The appointment of first-ever EU president and foreign minister were designed to give Europe more visibility and a higher profile on the international stage, especially in crisis zones such as the Middle East, Iraq and Afghanistan. There were also hopes that this would ensure the EU spoke with one voice when dealing with difficult countries like China and Iran — and would help put relations with a new US president on a fresh footing.

With plans for the two key jobs — and the creation of a European foreign service — now on the backburner, foreign diplomats in Brussels predict continuing EU disarray on key foreign policy challenges and an increased tendency to focus on domestic affairs and the immediate neighbourhood rather than extending Europe’s global reach.

The current stalemate has important repercussions on future expansion: British Prime Minister Gordon Brown has said he is ‘still confident’ enlargement can proceed, despite the Irish rejection. But this has been emphatically denied by French President Nicholas Sarkozy who warned in Brussels there can be no further enlargement of the bloc, casting doubts even on Croatia’s entry in 2010. The other formal candidates for entry are Macedonia and Turkey but both countries face enormous political obstacles in joining the club.

Current rules “expressly foresee that Europe cannot go beyond 27”, Sarkozy told reporters after the summit, adding: “There will be no enlargement of Europe as long as there are no new institutions.”

German Chancellor Angela Merkel and Luxembourg Prime Minister Jean-Claude Juncker agree with Sarkozy’s sentiments but others are furious at the mercurial French leader’s stance. Polish Prime Minister Donald Tusk has called Sarkozy’s comments ‘unacceptable’, Austrian Foreign Minister Ursula Plassnik has also warned that Croatia “should not become the first victim of the Irish referendum”.

‘‘We have to keep our word, it would be a wrong signal to the Balkan states to put a question mark over enlargement,” she said.

EU policymakers fear that delays in EU membership prospects will set back foreign investment and economic growth across the Balkans, a region still recovering from the civil wars of the 1990s. Croatia is aiming to become the second ex-Yugoslav country to join, after Slovenia in 2004.

Squabbles over responsibility for the Irish fiasco are even more toxic. Most officials in Brussels recognise that Irish voters were reacting to fears of ever-increasing EU influence and fears this would force changes in Ireland’s anti-abortion laws, its much-cherished neutrality and corporate tax rates.

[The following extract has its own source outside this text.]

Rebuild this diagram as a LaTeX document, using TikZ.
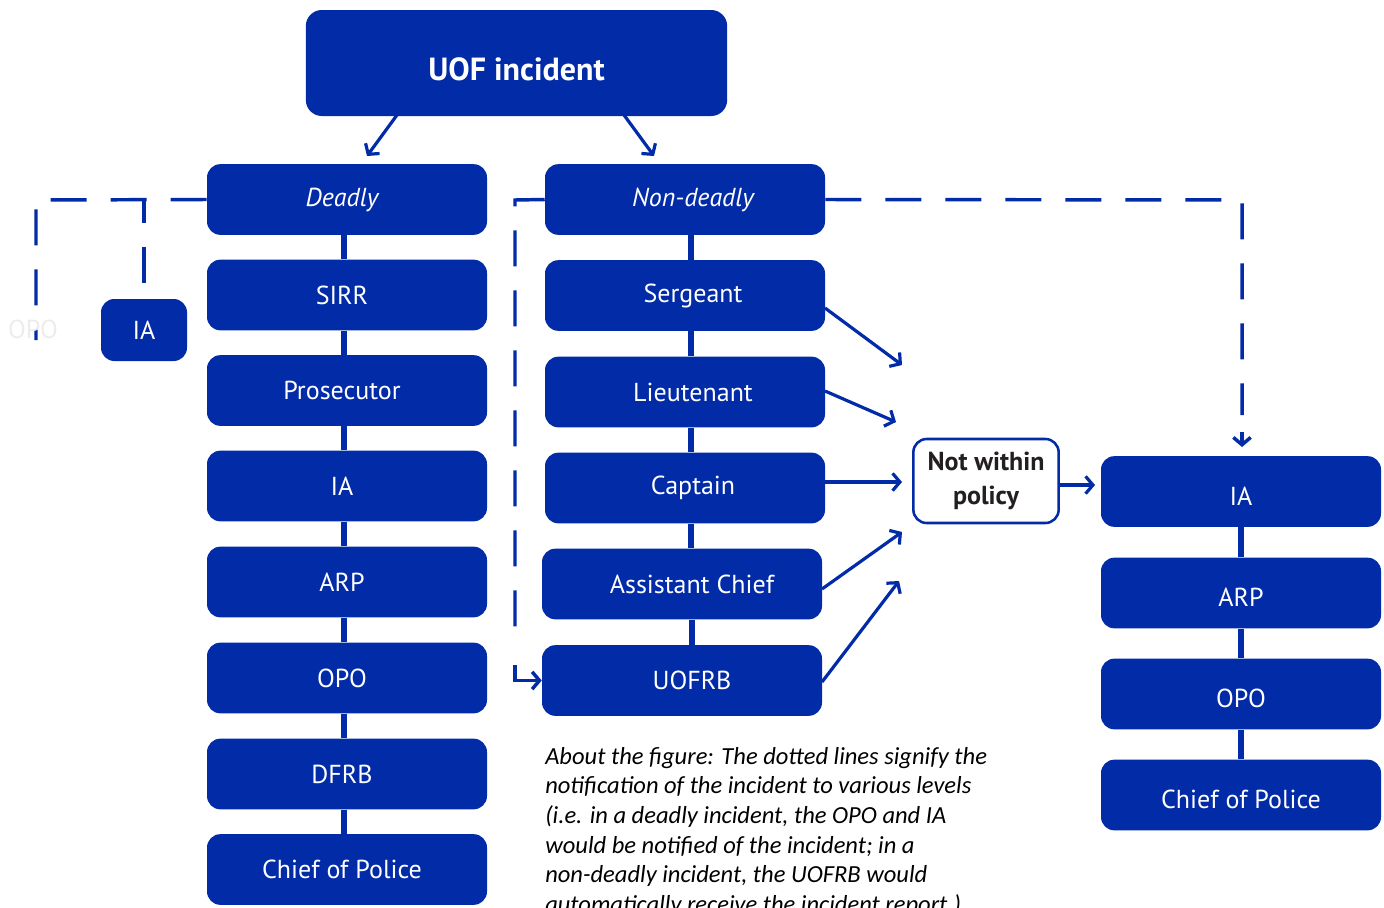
\documentclass[tikz,border=0pt]{standalone}
\usepackage{fontspec}
\usetikzlibrary{arrows.meta,calc}
\newfontfamily\boxfont{PT Sans}
\newfontfamily\capfont{Carlito}
\definecolor{ublue}{RGB}{2,43,168}
\definecolor{faint}{RGB}{236,236,236}
\definecolor{darktxt}{RGB}{35,31,32}
\newcommand{\lt}[1]{\hspace*{-7.5pt}#1}
\newcommand{\mt}[1]{\hspace*{12pt}#1}
\newcommand{\mtb}[1]{\hspace*{15pt}#1}
\newcommand{\rt}[1]{\raisebox{-3.5pt}[\height][\depth]{#1}}
\begin{document}
\begin{tikzpicture}[x=0.75pt,y=-0.75pt,
  bx/.style={fill=ublue, rounded corners=10pt, minimum width=210pt, minimum height=53pt, inner sep=0pt, text=white, font=\boxfont\fontsize{19.5}{23}\selectfont},
  link/.style={draw=ublue, line width=3.8pt},
  arr/.style={draw=ublue, line width=2.4pt, -{Straight Barb[length=5.5pt,width=13pt]}},
  dsh/.style={draw=ublue, line width=2.6pt, dash pattern=on 27pt off 18pt}]
\useasboundingbox (0,0) rectangle (1384,907);

% top
\node[bx, minimum width=316pt, minimum height=79.5pt, rounded corners=12pt, font=\boxfont\bfseries\fontsize{24}{28}\selectfont] (uof) at (516.5,63) {\raisebox{-4.5pt}[\height][\depth]{UOF incident}};

% left column
\node[bx] (dead) at (347,199.5) {\lt{\itshape Deadly}};
\node[bx] (sirr) at (347,295) {\lt{SIRR}};
\node[bx] (pros) at (347,390.5) {\lt{Prosecutor}};
\node[bx] (ial) at (347,486) {\lt{IA}};
\node[bx] (arpl) at (347,582) {\lt{ARP}};
\node[bx] (opol) at (347,678) {\lt{OPO}};
\node[bx] (dfrb) at (347,774) {\lt{DFRB}};
\node[bx] (chl) at (347,869.5) {\lt{Chief of Police}};

% small IA
\node[bx, minimum width=64.5pt, minimum height=46.5pt] (ias) at (144,330) {IA};

% middle column
\node[bx] (nd) at (685,199.5) {\mt{\itshape Non-deadly}};
\node[bx] (sgt) at (685,295.5) {\mt{Sergeant}};
\node[bx] (lt) at (685,392) {\mt{Lieutenant}};
\node[bx] (cpt) at (685,488) {\mt{Captain}};
\node[bx] (ac) at (682,584) {\mtb{Assistant Chief}};
\node[bx] (uofrb) at (682,680.5) {\mtb{UOFRB}};

% right column
\node[bx] (iar) at (1241,491.5) {\rt{IA}};
\node[bx] (arpr) at (1241,593) {\rt{ARP}};
\node[bx] (opor) at (1241,694) {\rt{OPO}};
\node[bx] (chr) at (1241,795) {\rt{Chief of Police}};

% not within policy
\node[draw=ublue, line width=1.9pt, fill=white, rounded corners=10pt, minimum width=109pt, minimum height=63pt, inner sep=0pt, align=center, text=darktxt, font=\boxfont\bfseries\fontsize{19.5}{25}\selectfont] (nwp) at (986,481) {Not within\\policy};

% vertical links
\foreach \a/\b in {dead/sirr, sirr/pros, pros/ial, ial/arpl, arpl/opol, opol/dfrb, dfrb/chl}
  \draw[link] ([xshift=-2.25pt]\a.south) -- ([xshift=-2.25pt]\b.north);
\foreach \a/\b in {nd/sgt, sgt/lt, lt/cpt}
  \draw[link] ([xshift=4.5pt]\a.south) -- ([xshift=4.5pt]\b.north);
\draw[link] ([xshift=4.5pt]cpt.south) -- ([xshift=4.5pt]cpt.south |- ac.north);
\draw[link] ([xshift=7.5pt]ac.south) -- ([xshift=7.5pt]uofrb.north);
\foreach \a/\b in {iar/arpr, arpr/opor, opor/chr}
  \draw[link] (\a.south) -- (\b.north);

% top arrows
\coordinate (u1) at (397,115);
\coordinate (u2) at (624,115);
\coordinate (d1) at (367,156);
\coordinate (d2) at (654,156);
\draw[arr] (u1) -- (d1);
\draw[arr] (u2) -- (d2);

% dashed lines
\coordinate (lc1) at (36,200);
\coordinate (lc2) at (36,340);
\coordinate (lb) at (144,200);
\draw[dsh] (dead.west) -- (lc1) -- (lc2);
\draw[dsh, dash phase=10pt] (lb) -- (ias.north);
\node[text=faint, font=\boxfont\fontsize{19.5}{23}\selectfont] (opof) at (33,329) {OPO};

\coordinate (mc1) at (515,200);
\coordinate (mc2) at (515,680.5);
\coordinate (mc3) at (515,640);
\draw[dsh] (nd.west) -- (mc1) -- (mc3);
\draw[draw=ublue, line width=2.6pt, -{Straight Barb[length=5.5pt,width=13pt]}] (515,665) -- (mc2) -- (uofrb.west);

\coordinate (rc1) at (1242,200);
\coordinate (rc2) at (1242,447);
\coordinate (rc3) at (1242,415);
\draw[dsh] (nd.east) -- (rc1) -- (rc3);
\draw[draw=ublue, line width=2.6pt, -{Straight Barb[length=5.5pt,width=13pt]}] (1242,432) -- (rc2);

% arrows to not within policy
\coordinate (s1) at (825,308);  \coordinate (t1) at (902,365);
\coordinate (s2) at (825,391);  \coordinate (t2) at (896,422);
\coordinate (s3) at (825,482);  \coordinate (t3) at (902,482);
\coordinate (s4) at (822,589);  \coordinate (t4) at (902,532);
\coordinate (s5) at (822,682);  \coordinate (t5) at (899,581);
\draw[arr] (s1) -- (t1);
\draw[arr] (s2) -- (t2);
\draw[arr] (s3) -- (t3);
\draw[arr] (s4) -- (t4);
\draw[arr] (s5) -- (t5);
\coordinate (t6) at (1095,485);
\draw[arr] (nwp.east |- t6) -- (t6);

% caption
\node[anchor=north west, inner sep=0pt, align=left, font=\capfont\itshape\fontsize{18.4}{22.2}\selectfont] (cap) at (545,747)
{About the figure: The dotted lines signify the\\
notification of the incident to various levels\\
(i.e. in a deadly incident, the OPO and IA\\
would be notified of the incident; in a\\
non-deadly incident, the UOFRB would\\
automatically receive the incident report.)};
\end{tikzpicture}
\end{document}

But French President Sarkozy has also started a poisonous internal blame game which threatens to further breach any remaining remnants of EU unity. At a press conference in Brussels, the French leader lashed out at European Commission trade policies, saying this was the reason alarmed Irish farmers had voted against the reform treaty.

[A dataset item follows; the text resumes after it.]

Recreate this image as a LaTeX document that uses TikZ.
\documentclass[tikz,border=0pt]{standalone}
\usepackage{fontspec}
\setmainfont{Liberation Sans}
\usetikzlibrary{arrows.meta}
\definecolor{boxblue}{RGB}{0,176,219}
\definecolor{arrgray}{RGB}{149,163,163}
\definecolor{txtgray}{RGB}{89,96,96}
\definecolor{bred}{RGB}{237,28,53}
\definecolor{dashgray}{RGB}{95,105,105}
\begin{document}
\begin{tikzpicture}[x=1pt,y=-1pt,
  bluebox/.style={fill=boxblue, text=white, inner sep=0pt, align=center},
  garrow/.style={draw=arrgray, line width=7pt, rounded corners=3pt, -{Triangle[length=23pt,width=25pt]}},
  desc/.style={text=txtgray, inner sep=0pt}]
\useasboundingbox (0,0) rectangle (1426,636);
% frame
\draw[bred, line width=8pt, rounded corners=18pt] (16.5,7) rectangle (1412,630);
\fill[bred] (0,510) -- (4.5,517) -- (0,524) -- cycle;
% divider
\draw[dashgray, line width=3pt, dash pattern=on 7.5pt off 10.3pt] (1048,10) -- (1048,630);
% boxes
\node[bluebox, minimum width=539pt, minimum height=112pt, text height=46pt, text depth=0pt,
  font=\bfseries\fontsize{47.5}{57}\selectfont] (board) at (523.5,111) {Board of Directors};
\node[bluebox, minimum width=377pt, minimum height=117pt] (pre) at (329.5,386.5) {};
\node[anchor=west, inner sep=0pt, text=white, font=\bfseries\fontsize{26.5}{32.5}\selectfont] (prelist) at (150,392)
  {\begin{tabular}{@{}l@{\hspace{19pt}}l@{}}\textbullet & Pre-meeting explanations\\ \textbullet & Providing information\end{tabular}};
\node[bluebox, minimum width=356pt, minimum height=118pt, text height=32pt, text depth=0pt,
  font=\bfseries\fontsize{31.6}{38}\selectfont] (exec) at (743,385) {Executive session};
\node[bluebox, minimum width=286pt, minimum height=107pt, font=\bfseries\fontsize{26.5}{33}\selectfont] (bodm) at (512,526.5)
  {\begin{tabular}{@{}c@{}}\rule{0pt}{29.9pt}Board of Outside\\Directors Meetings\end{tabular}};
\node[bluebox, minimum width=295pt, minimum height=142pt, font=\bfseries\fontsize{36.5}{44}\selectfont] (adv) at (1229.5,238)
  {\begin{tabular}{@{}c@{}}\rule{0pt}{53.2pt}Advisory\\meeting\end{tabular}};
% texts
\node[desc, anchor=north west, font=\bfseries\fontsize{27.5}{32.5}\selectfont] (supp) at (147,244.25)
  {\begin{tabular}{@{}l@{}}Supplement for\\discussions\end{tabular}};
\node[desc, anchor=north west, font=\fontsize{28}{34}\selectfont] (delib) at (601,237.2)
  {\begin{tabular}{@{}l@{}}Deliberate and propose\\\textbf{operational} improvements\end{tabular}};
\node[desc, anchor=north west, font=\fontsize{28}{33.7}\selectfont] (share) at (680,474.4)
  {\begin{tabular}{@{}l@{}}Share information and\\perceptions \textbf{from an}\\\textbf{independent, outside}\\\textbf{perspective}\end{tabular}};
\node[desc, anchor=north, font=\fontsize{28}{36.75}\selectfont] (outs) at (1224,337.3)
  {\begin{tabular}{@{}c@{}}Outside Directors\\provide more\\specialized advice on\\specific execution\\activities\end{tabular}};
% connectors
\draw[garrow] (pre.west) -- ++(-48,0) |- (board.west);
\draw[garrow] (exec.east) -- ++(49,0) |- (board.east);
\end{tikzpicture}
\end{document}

”A child dies of starvation every 30 seconds and the commission wanted to reduce European agriculture production by 21 per cent during World Trade Organisation (WTO) talks. This was really counter-productive,” said Sarkozy. EU trade chief Peter Mandelson was especially responsible for the Irish treaty defeat, said Sarkozy, reflecting France’s opposition to any reduction in costly EU farm subsidies, a key element of the Doha round of negotiations on liberalising world trade.

Paris is also hostile to José Manuel Barroso, the commission president, because he is seen as representing an anti-protectionist, “Anglo-Saxon”, free market agenda. Berlusconi recently called for action to change “the attitude of the European commissioners, who leave governments in difficulties with their declarations”.

The Italian leader is especially peeved at a commission decision to launch an illegal state aid probe into an emergency 300-million-euro loan aimed at saving flag carrier airline Alitalia from bankruptcy.

The EU executive is fighting back. Barroso has hit out against Sarkozy and Italian Prime Minister Silvio Berlusconi for using ‘populist slogans’ to woo public opinion. But neither Sarkozy nor Berlusconi are likely to change their ways. The commission has always been a useful whipping boy for EU governments seeking to escape public criticism for unpopular reforms. However, fighting between leaders is hardly the best way to win the hearts and minds of European citizens.

The writer is Dawn’s correspondent in Brussels.